-- BEGIN --

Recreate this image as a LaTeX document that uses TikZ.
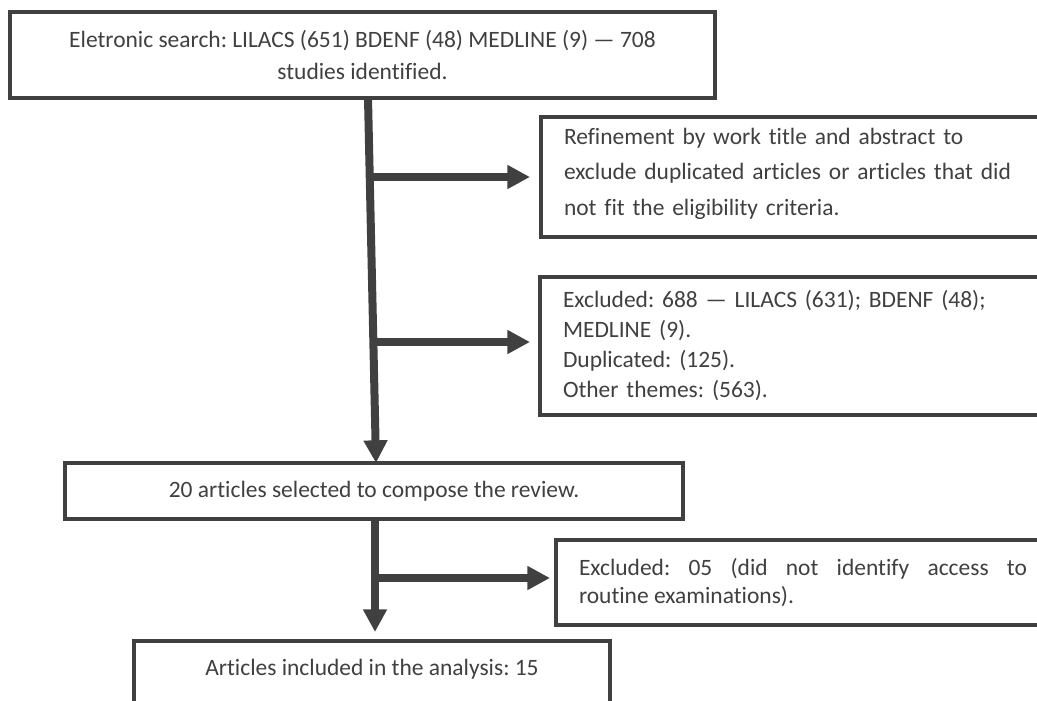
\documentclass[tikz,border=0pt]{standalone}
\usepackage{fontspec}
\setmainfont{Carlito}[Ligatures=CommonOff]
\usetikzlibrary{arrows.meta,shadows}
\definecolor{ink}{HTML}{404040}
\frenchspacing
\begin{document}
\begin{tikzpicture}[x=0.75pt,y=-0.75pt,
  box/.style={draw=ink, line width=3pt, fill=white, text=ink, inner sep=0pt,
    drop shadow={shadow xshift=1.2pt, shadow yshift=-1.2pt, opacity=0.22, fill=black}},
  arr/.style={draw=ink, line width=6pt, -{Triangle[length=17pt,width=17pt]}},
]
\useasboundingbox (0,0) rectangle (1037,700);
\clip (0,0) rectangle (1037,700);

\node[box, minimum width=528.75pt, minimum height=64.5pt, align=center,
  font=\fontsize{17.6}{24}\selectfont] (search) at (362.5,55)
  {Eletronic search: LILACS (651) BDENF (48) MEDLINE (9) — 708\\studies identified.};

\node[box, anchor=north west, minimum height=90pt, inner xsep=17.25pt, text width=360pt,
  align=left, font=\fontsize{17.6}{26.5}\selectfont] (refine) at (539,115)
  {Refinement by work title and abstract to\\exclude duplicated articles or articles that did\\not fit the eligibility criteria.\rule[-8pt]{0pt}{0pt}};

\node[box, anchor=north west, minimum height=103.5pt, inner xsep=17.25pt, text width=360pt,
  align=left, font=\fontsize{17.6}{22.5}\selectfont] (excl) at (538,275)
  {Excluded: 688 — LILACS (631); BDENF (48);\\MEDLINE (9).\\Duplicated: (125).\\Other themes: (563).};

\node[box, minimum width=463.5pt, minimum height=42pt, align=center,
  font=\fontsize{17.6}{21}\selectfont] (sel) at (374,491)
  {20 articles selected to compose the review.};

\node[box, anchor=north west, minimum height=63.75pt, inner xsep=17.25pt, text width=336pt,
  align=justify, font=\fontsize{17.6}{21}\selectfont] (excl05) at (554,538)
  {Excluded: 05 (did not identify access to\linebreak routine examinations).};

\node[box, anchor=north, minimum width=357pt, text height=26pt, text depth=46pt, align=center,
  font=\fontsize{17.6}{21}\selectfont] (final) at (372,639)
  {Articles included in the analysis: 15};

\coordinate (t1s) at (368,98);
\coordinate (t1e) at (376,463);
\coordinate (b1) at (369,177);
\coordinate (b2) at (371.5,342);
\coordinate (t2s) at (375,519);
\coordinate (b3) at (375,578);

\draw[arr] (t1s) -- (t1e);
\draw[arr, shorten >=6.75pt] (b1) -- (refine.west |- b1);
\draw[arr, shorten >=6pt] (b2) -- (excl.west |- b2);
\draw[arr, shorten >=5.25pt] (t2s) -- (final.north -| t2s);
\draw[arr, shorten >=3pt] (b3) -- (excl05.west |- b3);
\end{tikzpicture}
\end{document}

-- END --

Exercise task:
Retype each line of the listing above word for word. Exclude the pictures.

Answer to the task:
Recreate this image as a LaTeX document that uses TikZ.
\documentclass[tikz,border=0pt]{standalone}
\usepackage{fontspec}
\setmainfont{Carlito}[Ligatures=CommonOff]
\usetikzlibrary{arrows.meta,shadows}
\definecolor{ink}{HTML}{404040}
\frenchspacing
\begin{document}
\begin{tikzpicture}[x=0.75pt,y=-0.75pt,
  box/.style={draw=ink, line width=3pt, fill=white, text=ink, inner sep=0pt,
    drop shadow={shadow xshift=1.2pt, shadow yshift=-1.2pt, opacity=0.22, fill=black}},
  arr/.style={draw=ink, line width=6pt, -{Triangle[length=17pt,width=17pt]}},
]
\useasboundingbox (0,0) rectangle (1037,700);
\clip (0,0) rectangle (1037,700);

\node[box, minimum width=528.75pt, minimum height=64.5pt, align=center,
  font=\fontsize{17.6}{24}\selectfont] (search) at (362.5,55)
  {Eletronic search: LILACS (651) BDENF (48) MEDLINE (9) — 708\\studies identified.};

\node[box, anchor=north west, minimum height=90pt, inner xsep=17.25pt, text width=360pt,
  align=left, font=\fontsize{17.6}{26.5}\selectfont] (refine) at (539,115)
  {Refinement by work title and abstract to\\exclude duplicated articles or articles that did\\not fit the eligibility criteria.\rule[-8pt]{0pt}{0pt}};

\node[box, anchor=north west, minimum height=103.5pt, inner xsep=17.25pt, text width=360pt,
  align=left, font=\fontsize{17.6}{22.5}\selectfont] (excl) at (538,275)
  {Excluded: 688 — LILACS (631); BDENF (48);\\MEDLINE (9).\\Duplicated: (125).\\Other themes: (563).};

\node[box, minimum width=463.5pt, minimum height=42pt, align=center,
  font=\fontsize{17.6}{21}\selectfont] (sel) at (374,491)
  {20 articles selected to compose the review.};

\node[box, anchor=north west, minimum height=63.75pt, inner xsep=17.25pt, text width=336pt,
  align=justify, font=\fontsize{17.6}{21}\selectfont] (excl05) at (554,538)
  {Excluded: 05 (did not identify access to\linebreak routine examinations).};

\node[box, anchor=north, minimum width=357pt, text height=26pt, text depth=46pt, align=center,
  font=\fontsize{17.6}{21}\selectfont] (final) at (372,639)
  {Articles included in the analysis: 15};

\coordinate (t1s) at (368,98);
\coordinate (t1e) at (376,463);
\coordinate (b1) at (369,177);
\coordinate (b2) at (371.5,342);
\coordinate (t2s) at (375,519);
\coordinate (b3) at (375,578);

\draw[arr] (t1s) -- (t1e);
\draw[arr, shorten >=6.75pt] (b1) -- (refine.west |- b1);
\draw[arr, shorten >=6pt] (b2) -- (excl.west |- b2);
\draw[arr, shorten >=5.25pt] (t2s) -- (final.north -| t2s);
\draw[arr, shorten >=3pt] (b3) -- (excl05.west |- b3);
\end{tikzpicture}
\end{document}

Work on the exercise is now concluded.